Otaki-based artist Trevor Pye is encouraging visitors to his exhibition at Mahara Gallery to find something mysterious and logic-defying in his work.

Best known for his award-winning work as an illustrator of children’s books, he is now more interested in interpreting landscape and its relationship to still life.

His Mahara exhibition is called, The Still Life of Reverie.

“Einstein said, ‘the most beautiful thing we can experience is the mysterious’,” Trevor Pye said at the exhibition opening.

“I paint to remind myself of mystery. It is the contemplation of mystery that gives rise to wonder and wonder invites us into a poetic frame of mind – a state of reverie.
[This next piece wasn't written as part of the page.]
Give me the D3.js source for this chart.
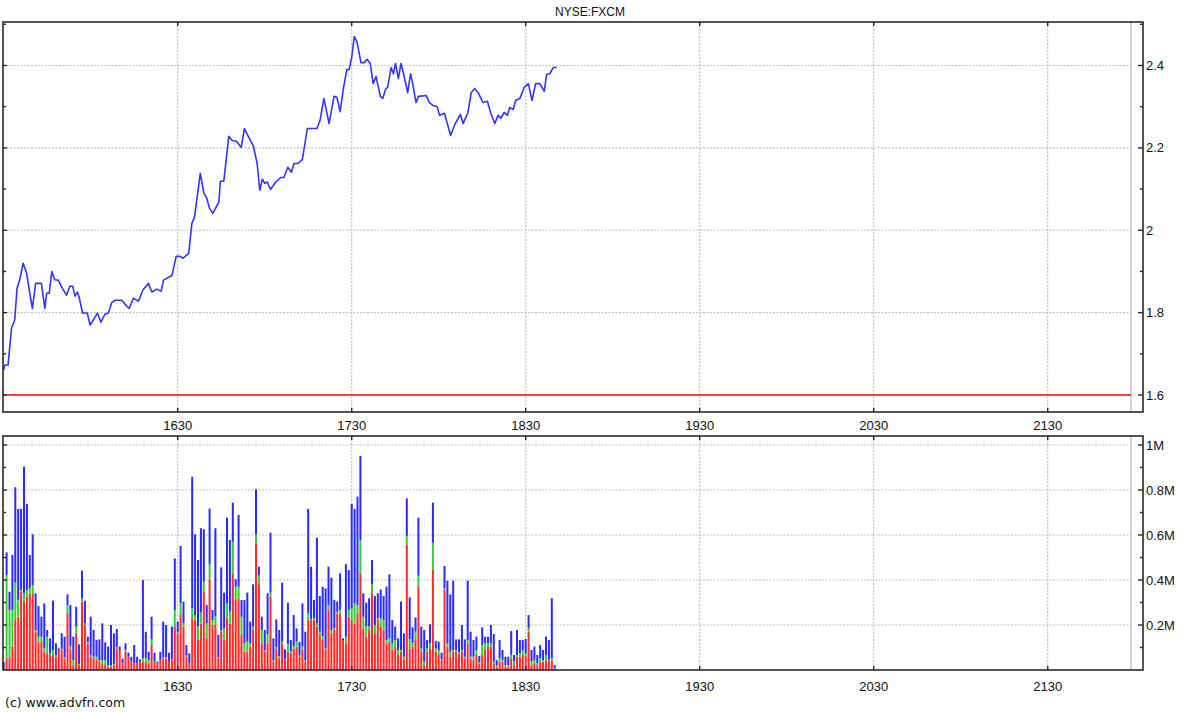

“Reverie is a state where I am not bound by preconceptions or logic. My rational mind takes a nap.”

Many of the works in the exhibition depict objects on table-tops set in landscape.

“On these tables I place objects – sometimes abstract or semi-abstract and sometimes representational,” he says.

“At times the objects are recognisable and their function obvious and at other times they are unknown and their use impossible to comprehend.

“So it is with our lives. Sometimes we know what is happening in our particular world and at other times it is difficult, chaotic and impossible to understand.

“My still-life paintings are metaphors for our lives.”

Trevor Pye was born in Te Awamutu and went to school in Taranaki. His career in art began at age 30 when he went to art school in Adelaide, South Australia. 

Back in New Zealand, he gained a Master of Fine Arts degree with First Class Honours from Auckland University’s Elam School of Fine Arts and worked as a senior lecturer at Auckland University of Technology (AUT).

He has won awards for both his fine-art work and as a children’s picture-book illustrator. His best known children’s book work is the Grandma McGarvey series.

Also showing in the gallery’s newSPACE over the summer is a diverse group of artists who have attended workshops offered by Te Ara Korowai, a creativity and well-being hub based in Raumati Beach. 

The exhibition includes paintings, collages, bird-houses, weaving and 3D work. It radiates creative energy, the joys of making and the benefits of any form of artistic expression. The exhibition also includes some artists from The Shed Project Kapiti.

Both exhibitions will be at Mahara Gallery until 13 February 2021.